The mainstream-media critics over at the Media Research Center have been evaluating “evaluative” statements about President Trump on the three main nightly newscasts — ABC’s “World News Tonight,” “CBS Evening News” and “NBC Nightly News.” Over the summer — June, July and August — 91 percent of such statements have been negative, as opposed to 9 percent positive, the organization has determined. “Analyzing the networks’ spin makes it clear that the goal of all of this heavy coverage is not to promote the President, but to punish him,” write Rich Noyes and Mike Ciandella in a posting on NewsBusters, the very prolific blog of the MRC.
For the sake of comparison, Harvard University’s Shorenstein Center earlier this year found that negative Trump coverage swamped positive Trump coverage over his first 100 days in office. See the chart below, but beware: Those red and green bars don’t include a significant portion of the coverage that Shorenstein categorized as “neutral.”
In their nightly newscasts over the summer, the MRC found, the big three networks covered the Russia investigation with 415 minutes (94 percent negative); the effort to repeal and replace Obamacare with 176 minutes (97 percent negative); the North Korean nuclear saber-rattling with 136 minutes (86 percent negative); and Trump’s reaction to the violence in Charlottesville with 97 minutes (97 percent negative). “All Presidents deserve critical news coverage from time to time, but the relentlessly hostile coverage Trump has seen thus far is as much a reflection of the media’s ideological bias as anything else,” conclude Noyes and Ciandella.

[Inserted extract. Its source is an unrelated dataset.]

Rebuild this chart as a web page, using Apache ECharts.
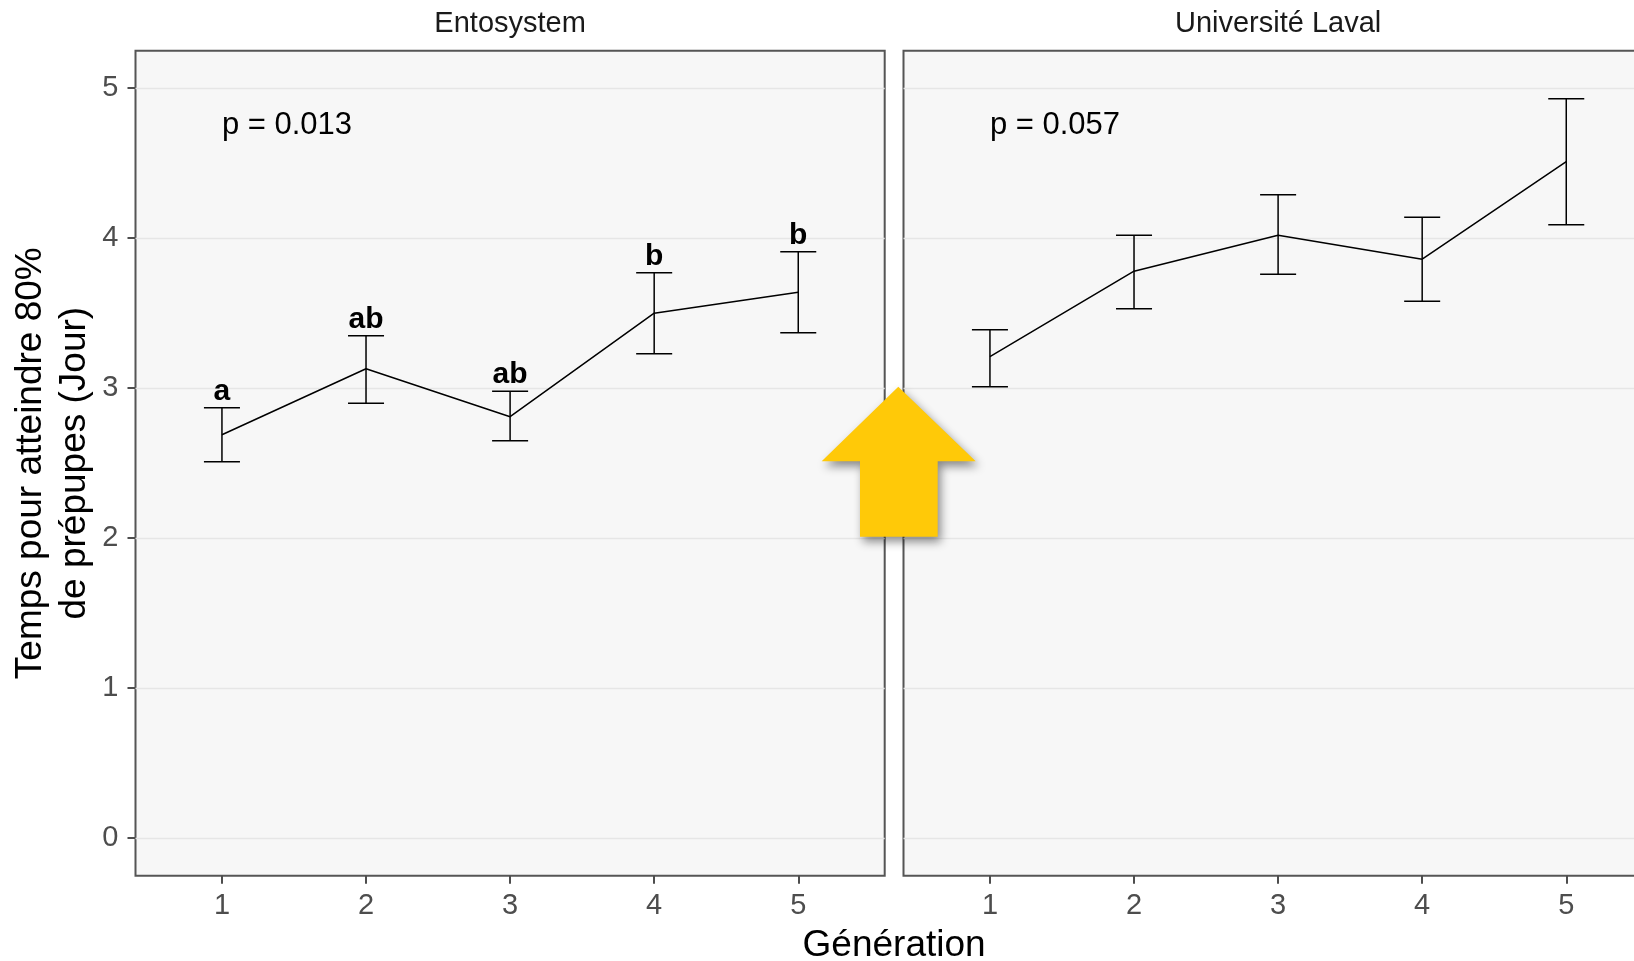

Perhaps it’s as much a reflection of reality as anything else. Take Obamacare: Here, the president promised to do away with his predecessor’s signature domestic program and has failed to deliver. Meanwhile, his administration has proceeded to undercut the existing system. Just what would positive coverage look like? And on the mid-August Charlottesville rallying with neo-Nazi and Ku Klux Klan groups: One day, Trump was citing problems with “both sides”; then, in prepared remarks, he called out neo-Nazis; then he returned to his both-sides line of analysis. How to engineer a positive spin on that progression?
Another finding in the MRC analysis relates to volume. Whereas the networks devoted just 10 percent of their airtime to President Barack Obama in 2015 and 2016, according to the MRC, they’re bingeing on Trump. More than a third of their airtime over the summer hovered over Trump, and more in the preceding months. Again, there’s a reality-based explanation here. Trump appears to relish creating news, which he frequently does on his Twitter account and elsewhere. Remember his explanation as to why he announced the pardoning of former Maricopa County, Ariz., sheriff Joe Arpaio just as Hurricane Harvey bore down on Texas? “In the middle of a hurricane, even though it was a Friday evening, I assumed the ratings would be far higher than they were normally,” said the president.